Although in distance learning, educators will teach entire class sizes through a computer screen, this doesn’t mean that the curriculum can’t be personalized. There are some school institutions, for example, that offer distance learning for small class sizes with an acceptable student-teacher ratio. This enables teachers to attend to the needs of each student, even remotely.
While one-on-one teaching may not always be present in distance learning, it’s still more than capable of allowing different students to learn at their own pace with the help of specialized programs.
Parents who homeschool their children can benefit from pre-made curriculums that they will simply follow and teach their children. These same parents have to ultimately see to it that the home environment is conducive to their learning. Teaching concepts, both simple and complex, will be of little difficulty in any organized homeschool setup.

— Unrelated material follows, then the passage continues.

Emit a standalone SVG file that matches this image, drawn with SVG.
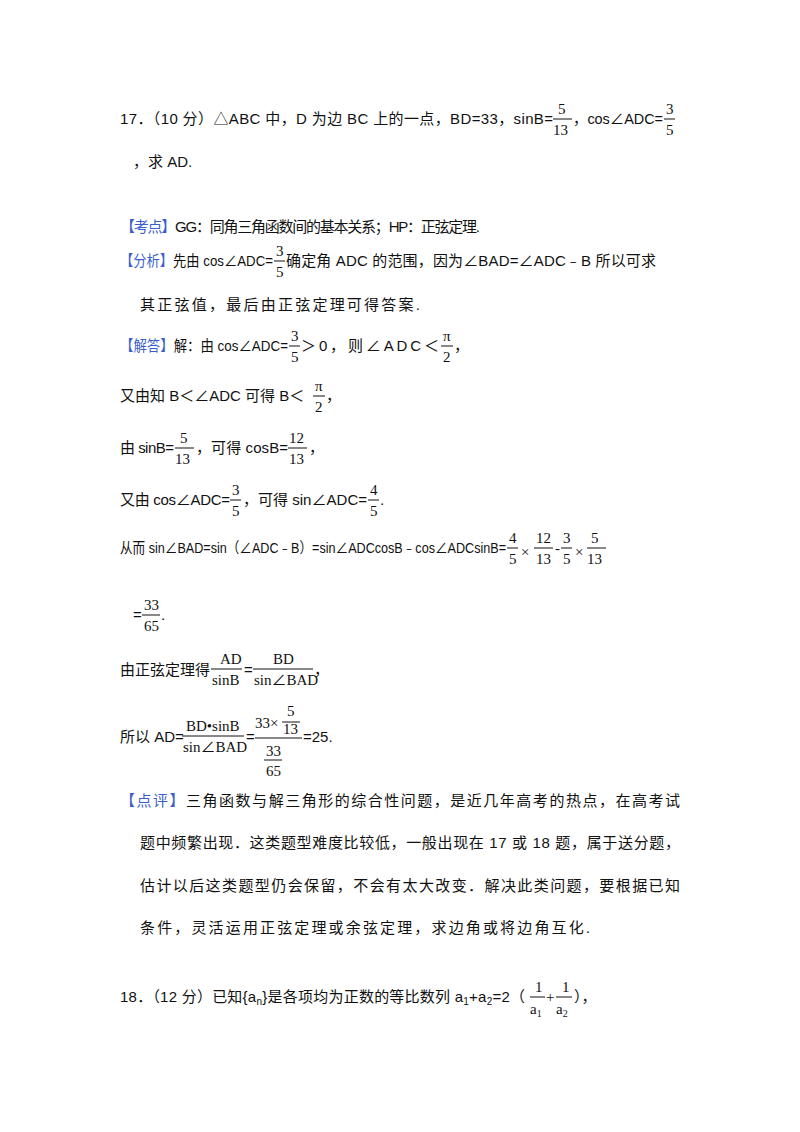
<svg xmlns="http://www.w3.org/2000/svg" width="800" height="1132" viewBox="0 0 800 1132">
<style>
text{font-family:"Liberation Sans","Noto Sans CJK SC",sans-serif;font-size:15px;fill:#111}
.b{fill:#3a5fcd}
.m{font-family:"Liberation Serif","Noto Sans CJK SC",serif;font-size:15px}
.s{font-size:10px}
line{stroke:#111;stroke-width:1}
</style>
<rect width="800" height="1132" fill="#fff"/>
<g id="q17">
<text x="120" y="124" textLength="433" lengthAdjust="spacing">17．（10 分）△ABC 中，D 为边 BC 上的一点，BD=33，sinB=</text>
<text x="558" y="114" class="m">5</text><line x1="553" y1="119" x2="572" y2="119"/><text x="553" y="135" class="m">13</text>
<text x="573" y="124" textLength="90" lengthAdjust="spacingAndGlyphs">，cos∠ADC=</text>
<text x="666" y="114" class="m">3</text><line x1="664" y1="119" x2="675" y2="119"/><text x="666" y="135" class="m">5</text>
<text x="133" y="167">，求 AD.</text>
</g>
<g id="kaodian">
<text x="120" y="232" textLength="360" lengthAdjust="spacing"><tspan class="b">【考点】</tspan>GG：同角三角函数间的基本关系；HP：正弦定理.</text>
</g>
<g id="fenxi">
<text x="120" y="266" textLength="153" lengthAdjust="spacingAndGlyphs"><tspan class="b">【分析】</tspan>先由 cos∠ADC=</text>
<text x="276" y="256" class="m">3</text><line x1="274" y1="261" x2="285" y2="261"/><text x="276" y="277" class="m">5</text>
<text x="286" y="266" textLength="370" lengthAdjust="spacing">确定角 ADC 的范围，因为∠BAD=∠ADC﹣B 所以可求</text>
<text x="140" y="310" textLength="280" lengthAdjust="spacing">其正弦值，最后由正弦定理可得答案.</text>
</g>
<g id="jieda">
<text x="120" y="351" textLength="168" lengthAdjust="spacingAndGlyphs"><tspan class="b">【解答】</tspan>解：由 cos∠ADC=</text>
<text x="291" y="341" class="m">3</text><line x1="289" y1="346" x2="300" y2="346"/><text x="291" y="362" class="m">5</text>
<text x="301" y="351" textLength="138" lengthAdjust="spacing">＞0，则∠ADC＜</text>
<text x="443" y="341" class="m">π</text><line x1="441" y1="346" x2="453" y2="346"/><text x="443" y="362" class="m">2</text>
<text x="454" y="351">，</text>
<text x="120" y="401">又由知 B＜∠ADC 可得 B＜</text>
<text x="315" y="391" class="m">π</text><line x1="313" y1="396" x2="325" y2="396"/><text x="315" y="412" class="m">2</text>
<text x="326" y="401">，</text>
<text x="120" y="453" textLength="54" lengthAdjust="spacing">由 sinB=</text>
<text x="180" y="443" class="m">5</text><line x1="175" y1="448" x2="194" y2="448"/><text x="175" y="464" class="m">13</text>
<text x="196" y="453" textLength="92" lengthAdjust="spacing">，可得 cosB=</text>
<text x="289" y="443" class="m">12</text><line x1="288" y1="448" x2="307" y2="448"/><text x="289" y="464" class="m">13</text>
<text x="309" y="453">，</text>
<text x="120" y="505" textLength="110" lengthAdjust="spacing">又由 cos∠ADC=</text>
<text x="232" y="495" class="m">3</text><line x1="230" y1="500" x2="241" y2="500"/><text x="232" y="516" class="m">5</text>
<text x="243" y="505" textLength="124" lengthAdjust="spacing">，可得 sin∠ADC=</text>
<text x="370" y="495" class="m">4</text><line x1="368" y1="500" x2="379" y2="500"/><text x="370" y="516" class="m">5</text>
<text x="380" y="505">.</text>
<text x="120" y="553" textLength="386" lengthAdjust="spacingAndGlyphs">从而 sin∠BAD=sin（∠ADC﹣B）=sin∠ADCcosB﹣cos∠ADCsinB=</text>
<text x="509" y="543" class="m">4</text><line x1="507" y1="548" x2="518" y2="548"/><text x="509" y="564" class="m">5</text>
<text x="521" y="557" class="m">×</text>
<text x="536" y="543" class="m">12</text><line x1="534" y1="548" x2="553" y2="548"/><text x="536" y="564" class="m">13</text>
<text x="555" y="553" class="m">-</text>
<text x="563" y="543" class="m">3</text><line x1="561" y1="548" x2="572" y2="548"/><text x="563" y="564" class="m">5</text>
<text x="575" y="557" class="m">×</text>
<text x="591" y="543" class="m">5</text><line x1="587" y1="548" x2="606" y2="548"/><text x="587" y="564" class="m">13</text>
<text x="133" y="620">=</text>
<text x="144" y="610" class="m">33</text><line x1="142" y1="615" x2="160" y2="615"/><text x="144" y="631" class="m">65</text>
<text x="161" y="620">.</text>
<text x="120" y="675">由正弦定理得</text>
<text x="220" y="664" class="m">AD</text><line x1="211" y1="669" x2="242" y2="669"/><text x="212" y="685" class="m">sinB</text>
<text x="244" y="675">=</text>
<text x="273" y="664" class="m">BD</text><line x1="253" y1="669" x2="313" y2="669"/><text x="254" y="685" class="m">sin∠BAD</text>
<text x="314" y="675">，</text>
<text x="120" y="742">所以 AD=</text>
<text x="186" y="731" class="m">BD•sinB</text><line x1="182" y1="736" x2="244" y2="736"/><text x="183" y="752" class="m">sin∠BAD</text>
<text x="246" y="742">=</text>
<text x="255" y="728" class="m">33×</text><line x1="282" y1="722" x2="300" y2="722"/>
<text x="287" y="716" class="m">5</text><text x="283" y="734" class="m">13</text>
<line x1="255" y1="738" x2="302" y2="738"/>
<text x="266" y="756" class="m">33</text><line x1="264" y1="760" x2="282" y2="760"/><text x="266" y="776" class="m">65</text>
<text x="303" y="742">=25.</text>
</g>
<g id="dianping">
<text x="120" y="806" textLength="560" lengthAdjust="spacing"><tspan class="b">【点评】</tspan>三角函数与解三角形的综合性问题，是近几年高考的热点，在高考试</text>
<text x="140" y="848" textLength="540" lengthAdjust="spacing">题中频繁出现．这类题型难度比较低，一般出现在 17 或 18 题，属于送分题，</text>
<text x="140" y="891" textLength="540" lengthAdjust="spacing">估计以后这类题型仍会保留，不会有太大改变．解决此类问题，要根据已知</text>
<text x="140" y="933" textLength="450" lengthAdjust="spacing">条件，灵活运用正弦定理或余弦定理，求边角或将边角互化.</text>
</g>
<g id="q18">
<text x="120" y="1002" textLength="405">18．（12 分）已知{a<tspan class="s" dy="3">n</tspan><tspan dy="-3">}是各项均为正数的等比数列 a</tspan><tspan class="s" dy="3">1</tspan><tspan dy="-3">+a</tspan><tspan class="s" dy="3">2</tspan><tspan dy="-3">=2（</tspan></text>
<text x="535" y="992" class="m">1</text><line x1="530" y1="997" x2="545" y2="997"/><text x="530" y="1014" class="m">a<tspan class="s" dy="3">1</tspan></text>
<text x="546" y="1002" class="m">+</text>
<text x="562" y="992" class="m">1</text><line x1="556" y1="997" x2="572" y2="997"/><text x="556" y="1014" class="m">a<tspan class="s" dy="3">2</tspan></text>
<text x="574" y="1002">），</text>
</g>
</svg>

In much the same way, distance learning also offers organization in that students benefit from following a set structure. Schools that are accredited to carry out distance learning can provide students with proper materials, such as requirements, exams, homework, and the like — all for the benefit of the children’s education.
Since distance learning instructors are also licensed and accredited, the students will also take advantage of organized learning goals that gauge whether or not they’re prepared to advance to the next grade level.
In the short guide above, you’ve been introduced to just some of the key features that differ between distance learning vs homeschooling. Both forms of education are legitimate and have proven to be effective alternatives to the traditional classroom.
With this in mind, you have the responsibility as a parent to choose the better option for your child. It’s crucial that you assess their needs and the practicality of the situation. Weigh out the advantages and disadvantages of each educational style and determine which might be better for your child’s academic performance and development in the long run.